■ **Data excerpt**:
=======

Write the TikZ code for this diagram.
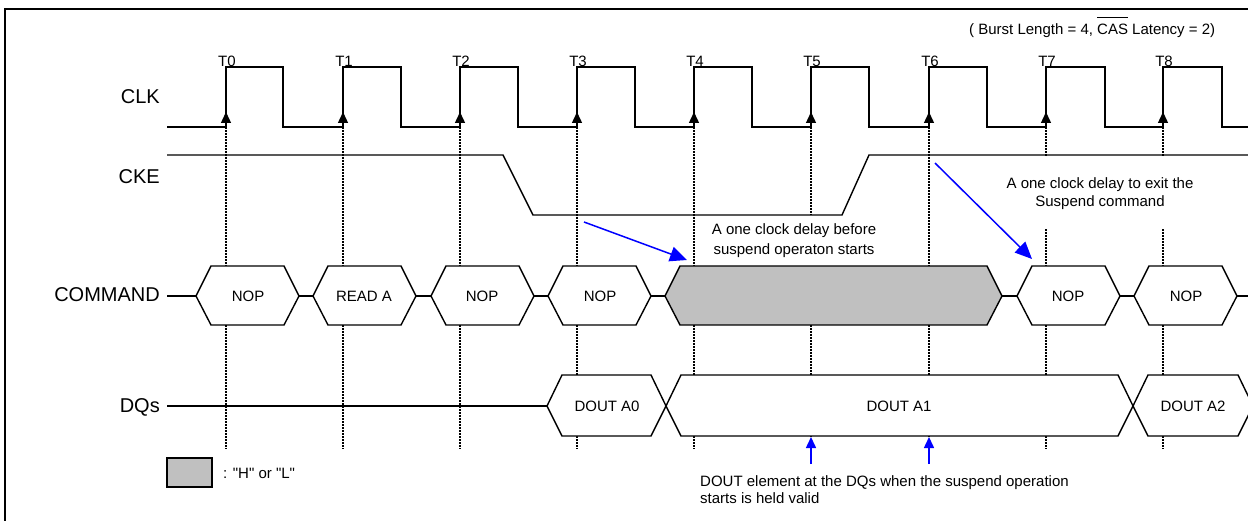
\documentclass[tikz,border=0pt]{standalone}
\usepackage{fontspec}
\setmainfont{Liberation Sans}
\newfontfamily\recta{Liberation Sans}[Ligatures=TeXOff]
\usetikzlibrary{arrows.meta}
\definecolor{hlgray}{RGB}{192,192,192}
\newcommand{\barra}[1]{\leavevmode\vbox{\hrule height 0.9pt\kern 6.5pt\hbox{#1}}}
\begin{document}
\begin{tikzpicture}[x=1pt, y=-1pt,
    senal/.style={line width=1.4pt},
    guia/.style={dash pattern=on 2pt off 1pt, line width=1.5pt},
    caja/.style={draw, fill=white, line width=1.4pt},
    nombre/.style={font=\fontsize{20}{24}\selectfont, anchor=base east, inner sep=0pt},
    texto/.style={font=\fontsize{15}{18}\selectfont, inner sep=0pt},
    flanco/.style={-{Triangle[length=11pt,width=10pt]}, line width=1.4pt},
    nota/.style={blue, line width=1.5pt, -{Triangle[length=17pt,width=15pt]}},
    notav/.style={blue, line width=1.5pt, -{Triangle[length=11pt,width=10pt]}}]
    \clip (0,0) rectangle (1248,521);
    % Marco
    \draw[line width=1.6pt] (5,9) rectangle (1300,560);

    % Guias de los flancos
    \draw[guia] (226,127) -- (226,449);
    \draw[guia] (343,127) -- (343,449);
    \draw[guia] (460,127) -- (460,449);
    \draw[guia] (577,127) -- (577,449);
    \draw[guia] (694,127) -- (694,449);
    \draw[guia] (811,127) -- (811,437);
    \draw[guia] (929,127) -- (929,437);
    \draw[guia] (1046,127) -- (1046,449);
    \draw[guia] (1163,127) -- (1163,449);

    % Notas
    \node[texto, align=center, fill=white, minimum height=52pt, inner xsep=2pt,
        font=\fontsize{15}{20}\selectfont] (nota1) at (794,241) {A one clock delay before\\suspend operaton starts};
    \node[texto, align=center, fill=white, minimum height=72pt, inner xsep=2pt,
        font=\fontsize{15}{18.7}\selectfont] (nota2) at (1100,193.5) {A one clock delay to exit the\\Suspend command};
    \node[texto, align=left, anchor=north west, font=\fontsize{15}{17.3}\selectfont] (nota3) at (700,475)
        {DOUT element at the DQs when the suspend operation\\starts is held valid};

    % CLK
    \draw[senal] (167,127) -- (226,127) -- (226,67) -- (283,67) -- (283,127)
        -- (343,127) -- (343,67) -- (401,67) -- (401,127)
        -- (460,127) -- (460,67) -- (518,67) -- (518,127)
        -- (577,127) -- (577,67) -- (635,67) -- (635,127)
        -- (694,127) -- (694,67) -- (752,67) -- (752,127)
        -- (811,127) -- (811,67) -- (869,67) -- (869,127)
        -- (929,127) -- (929,67) -- (987,67) -- (987,127)
        -- (1046,127) -- (1046,67) -- (1105,67) -- (1105,127)
        -- (1163,127) -- (1163,67) -- (1222,67) -- (1222,127) -- (1260,127);
    \draw[flanco] (226,127) -- (226,112);
    \draw[flanco] (343,127) -- (343,112);
    \draw[flanco] (460,127) -- (460,112);
    \draw[flanco] (577,127) -- (577,112);
    \draw[flanco] (694,127) -- (694,112);
    \draw[flanco] (811,127) -- (811,112);
    \draw[flanco] (929,127) -- (929,112);
    \draw[flanco] (1046,127) -- (1046,112);
    \draw[flanco] (1163,127) -- (1163,112);

    % CKE
    \draw[senal] (167,155) -- (503,155) -- (533,215) -- (842,215) -- (869,155) -- (1260,155);

    % COMMAND
    \draw[senal] (167,296) -- (1260,296);
    \draw[caja] (196,296) -- (211,266) -- (284,266) -- (299,296) -- (284,325) -- (211,325) -- cycle;
    \draw[caja] (313,296) -- (328,266) -- (401,266) -- (416,296) -- (401,325) -- (328,325) -- cycle;
    \draw[caja] (431,296) -- (446,266) -- (519,266) -- (534,296) -- (519,325) -- (446,325) -- cycle;
    \draw[caja] (548,296) -- (563,266) -- (636,266) -- (651,296) -- (636,325) -- (563,325) -- cycle;
    \draw[caja, fill=hlgray] (665,296) -- (680,266) -- (987,266) -- (1002,296) -- (987,325) -- (680,325) -- cycle;
    \draw[caja] (1017,296) -- (1032,266) -- (1105,266) -- (1120,296) -- (1105,325) -- (1032,325) -- cycle;
    \draw[caja] (1134,296) -- (1149,266) -- (1222,266) -- (1237,296) -- (1222,325) -- (1149,325) -- cycle;
    \node[texto] (nop0) at (248,296) {NOP};
    \node[texto] (reada) at (364,296) {READ A};
    \node[texto] (nop2) at (482,296) {NOP};
    \node[texto] (nop3) at (600,296) {NOP};
    \node[texto] (nop7) at (1068,296) {NOP};
    \node[texto] (nop8) at (1186,296) {NOP};

    % DQs
    \draw[senal] (167,406) -- (547,406);
    \draw[caja] (547,406) -- (562,375) -- (651,375) -- (666,406) -- (651,436) -- (562,436) -- cycle;
    \draw[caja] (666,406) -- (681,375) -- (1118,375) -- (1133,406) -- (1118,436) -- (681,436) -- cycle;
    \draw[caja] (1133,406) -- (1148,375) -- (1238,375) -- (1253,406) -- (1238,436) -- (1148,436) -- cycle;
    \node[texto] (a0) at (607,406) {DOUT A0};
    \node[texto] (a1) at (899,406) {DOUT A1};
    \node[texto] (a2) at (1193,406) {DOUT A2};

    % Etiquetas
    \node[nombre] (clk) at (160,104) {CLK};
    \node[nombre] (cke) at (160,184) {CKE};
    \node[nombre] (cmd) at (160,302) {COMMAND};
    \node[nombre] (dqs) at (160,412) {DQs};
    \node[texto, anchor=base] (t0) at (227,66.5) {T0};
    \node[texto, anchor=base] (t1) at (344,66.5) {T1};
    \node[texto, anchor=base] (t2) at (461,66.5) {T2};
    \node[texto, anchor=base] (t3) at (578,66.5) {T3};
    \node[texto, anchor=base] (t4) at (695,66.5) {T4};
    \node[texto, anchor=base] (t5) at (812,66.5) {T5};
    \node[texto, anchor=base] (t6) at (930,66.5) {T6};
    \node[texto, anchor=base] (t7) at (1047,66.5) {T7};
    \node[texto, anchor=base] (t8) at (1164,66.5) {T8};
    \node[texto, anchor=base west] (modo) at (969,35) {( Burst Length = 4, \barra{CAS} Latency = 2)};

    % Flechas
    \coordinate (d1a) at (584,222);
    \coordinate (d1b) at (687,260);
    \coordinate (d2a) at (935,163);
    \coordinate (d2b) at (1032,259);
    \coordinate (v1a) at (811,464);
    \coordinate (v1b) at (811,437);
    \coordinate (v2a) at (929,464);
    \coordinate (v2b) at (929,437);
    \draw[nota] (d1a) -- (d1b);
    \draw[nota] (d2a) -- (d2b);
    \draw[notav] (v1a) -- (v1b);
    \draw[notav] (v2a) -- (v2b);

    % Leyenda
    \draw[line width=1.2pt, fill=hlgray] (167,458) rectangle (212,487);
    \node[texto, anchor=base west, font=\recta\fontsize{15}{18}\selectfont] (leyenda) at (223,478) {: "H" or "L"};
\end{tikzpicture}
\end{document}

=======

■ **Instruction**: Write out the lines from the start of the material to the line with "element at the", inclusive and exactly. Skip the pictures.

■ **Written response**:
Write the TikZ code for this diagram.
\documentclass[tikz,border=0pt]{standalone}
\usepackage{fontspec}
\setmainfont{Liberation Sans}
\newfontfamily\recta{Liberation Sans}[Ligatures=TeXOff]
\usetikzlibrary{arrows.meta}
\definecolor{hlgray}{RGB}{192,192,192}
\newcommand{\barra}[1]{\leavevmode\vbox{\hrule height 0.9pt\kern 6.5pt\hbox{#1}}}
\begin{document}
\begin{tikzpicture}[x=1pt, y=-1pt,
    senal/.style={line width=1.4pt},
    guia/.style={dash pattern=on 2pt off 1pt, line width=1.5pt},
    caja/.style={draw, fill=white, line width=1.4pt},
    nombre/.style={font=\fontsize{20}{24}\selectfont, anchor=base east, inner sep=0pt},
    texto/.style={font=\fontsize{15}{18}\selectfont, inner sep=0pt},
    flanco/.style={-{Triangle[length=11pt,width=10pt]}, line width=1.4pt},
    nota/.style={blue, line width=1.5pt, -{Triangle[length=17pt,width=15pt]}},
    notav/.style={blue, line width=1.5pt, -{Triangle[length=11pt,width=10pt]}}]
    \clip (0,0) rectangle (1248,521);
    % Marco
    \draw[line width=1.6pt] (5,9) rectangle (1300,560);

    % Guias de los flancos
    \draw[guia] (226,127) -- (226,449);
    \draw[guia] (343,127) -- (343,449);
    \draw[guia] (460,127) -- (460,449);
    \draw[guia] (577,127) -- (577,449);
    \draw[guia] (694,127) -- (694,449);
    \draw[guia] (811,127) -- (811,437);
    \draw[guia] (929,127) -- (929,437);
    \draw[guia] (1046,127) -- (1046,449);
    \draw[guia] (1163,127) -- (1163,449);

    % Notas
    \node[texto, align=center, fill=white, minimum height=52pt, inner xsep=2pt,
        font=\fontsize{15}{20}\selectfont] (nota1) at (794,241) {A one clock delay before\\suspend operaton starts};
    \node[texto, align=center, fill=white, minimum height=72pt, inner xsep=2pt,
        font=\fontsize{15}{18.7}\selectfont] (nota2) at (1100,193.5) {A one clock delay to exit the\\Suspend command};
    \node[texto, align=left, anchor=north west, font=\fontsize{15}{17.3}\selectfont] (nota3) at (700,475)
        {DOUT element at the DQs when the suspend operation\\starts is held valid};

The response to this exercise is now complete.